BRASILIA (Reuters) - Brazilian Vice President Michel Temer, a key ally of embattled President Dilma Rousseff, might end his role managing her unwieldy coalition in Congress but he is not planning to leave her government, members of his party said on Friday.
“The vice president has not taken any decision on quitting the political liaison role,” a spokesman for Temer told Reuters.
Valor Econômico newspaper reported on Friday that the Brazilian Democratic Movement Party, or PMDB, which is Brazil’s largest party and controls both houses of Congress, is preparing to leave Rousseff’s government due to disagreements over handling an ongoing political crisis.
The newspaper said the PMDB would take a first step in that direction when Temer surrenders his tasks as Rousseff’s political liaison with Congress by the end of August.
A formal departure from the government would take place on Nov. 15, when the PMDB holds a national congress, Valor said.
The loss of her main ally in her 17-party coalition could leave the unpopular Rousseff unable to govern Brazil.
Opinion polls show two of every three Brazilians want to see Rousseff impeached because of a severe economic downturn and a massive corruption scandal over political kickbacks on contracts with state-controlled companies.
PMDB officials told Reuters the party will leave Rousseff’s governing coalition at some point because it plans to field its own presidential candidate in 2018, but that they were not considering abandoning Rousseff at this time.

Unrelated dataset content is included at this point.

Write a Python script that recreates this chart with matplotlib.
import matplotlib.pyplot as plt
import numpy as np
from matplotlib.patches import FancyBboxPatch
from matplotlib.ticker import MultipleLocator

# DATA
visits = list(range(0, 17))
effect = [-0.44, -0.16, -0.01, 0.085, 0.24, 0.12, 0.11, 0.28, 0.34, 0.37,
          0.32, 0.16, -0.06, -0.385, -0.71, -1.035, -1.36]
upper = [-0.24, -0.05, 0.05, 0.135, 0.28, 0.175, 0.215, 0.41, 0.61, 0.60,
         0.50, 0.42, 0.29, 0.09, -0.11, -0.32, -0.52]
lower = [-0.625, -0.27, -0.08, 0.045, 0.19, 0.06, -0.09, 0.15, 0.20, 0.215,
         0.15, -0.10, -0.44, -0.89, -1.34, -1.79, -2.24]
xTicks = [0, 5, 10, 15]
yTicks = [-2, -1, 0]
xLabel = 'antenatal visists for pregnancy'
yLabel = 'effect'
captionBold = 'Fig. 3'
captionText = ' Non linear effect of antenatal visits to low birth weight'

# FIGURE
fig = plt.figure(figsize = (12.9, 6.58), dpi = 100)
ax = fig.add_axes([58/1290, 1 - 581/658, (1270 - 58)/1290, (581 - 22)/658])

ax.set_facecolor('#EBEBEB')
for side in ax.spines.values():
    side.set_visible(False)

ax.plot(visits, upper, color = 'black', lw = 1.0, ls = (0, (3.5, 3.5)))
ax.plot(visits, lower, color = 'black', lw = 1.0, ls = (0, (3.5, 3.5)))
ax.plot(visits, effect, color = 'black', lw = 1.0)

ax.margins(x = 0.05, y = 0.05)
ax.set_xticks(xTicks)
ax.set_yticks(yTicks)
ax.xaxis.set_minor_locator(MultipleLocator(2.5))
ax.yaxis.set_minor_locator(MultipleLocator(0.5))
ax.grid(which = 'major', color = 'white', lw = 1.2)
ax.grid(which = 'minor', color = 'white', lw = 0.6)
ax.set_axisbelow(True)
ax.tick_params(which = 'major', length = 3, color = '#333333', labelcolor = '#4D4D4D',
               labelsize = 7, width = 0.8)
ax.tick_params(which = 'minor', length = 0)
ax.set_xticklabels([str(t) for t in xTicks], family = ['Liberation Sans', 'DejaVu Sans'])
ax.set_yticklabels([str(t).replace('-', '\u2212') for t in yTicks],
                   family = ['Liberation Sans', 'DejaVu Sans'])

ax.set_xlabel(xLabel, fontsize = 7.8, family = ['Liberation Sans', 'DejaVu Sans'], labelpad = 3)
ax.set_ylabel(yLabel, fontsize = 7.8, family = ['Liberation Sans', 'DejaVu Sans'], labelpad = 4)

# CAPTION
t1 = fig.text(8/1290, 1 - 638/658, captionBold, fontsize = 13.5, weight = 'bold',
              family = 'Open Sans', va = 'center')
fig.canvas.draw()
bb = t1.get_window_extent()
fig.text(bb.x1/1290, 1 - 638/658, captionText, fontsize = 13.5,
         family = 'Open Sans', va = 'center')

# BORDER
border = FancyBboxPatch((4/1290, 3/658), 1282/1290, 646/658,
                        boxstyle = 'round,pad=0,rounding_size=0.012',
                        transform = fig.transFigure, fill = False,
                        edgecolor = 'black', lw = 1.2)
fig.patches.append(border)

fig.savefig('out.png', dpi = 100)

“Michel (Temer) will not do anything that puts the government in difficulties. He has not said anything about ending his political liaison role,” the PMDB’s leader in the Senate, Eunicio Oliveira, said in an interview.
“We all have a duty to help Brazil out of this crisis.”
In recent months, Temer has spearheaded efforts to push through austerity legislation to cut a fiscal deficit that has put Brazil’s investment grade credit rating at risk.
His role has been key in restoring credibility in the Rousseff administration’s policies among the business community.
Sources in the PMDB told Reuters that Temer was tired of dealing with the infighting in the government over the distribution of second-tier positions to keep its allies happy.
Differences also arose this week between the PMDB and Finance Minister Joaquim Levy when he opposed sparing the transport sector from a roll back in payroll tax breaks, a move aimed at restoring fiscal revenues, the sources said.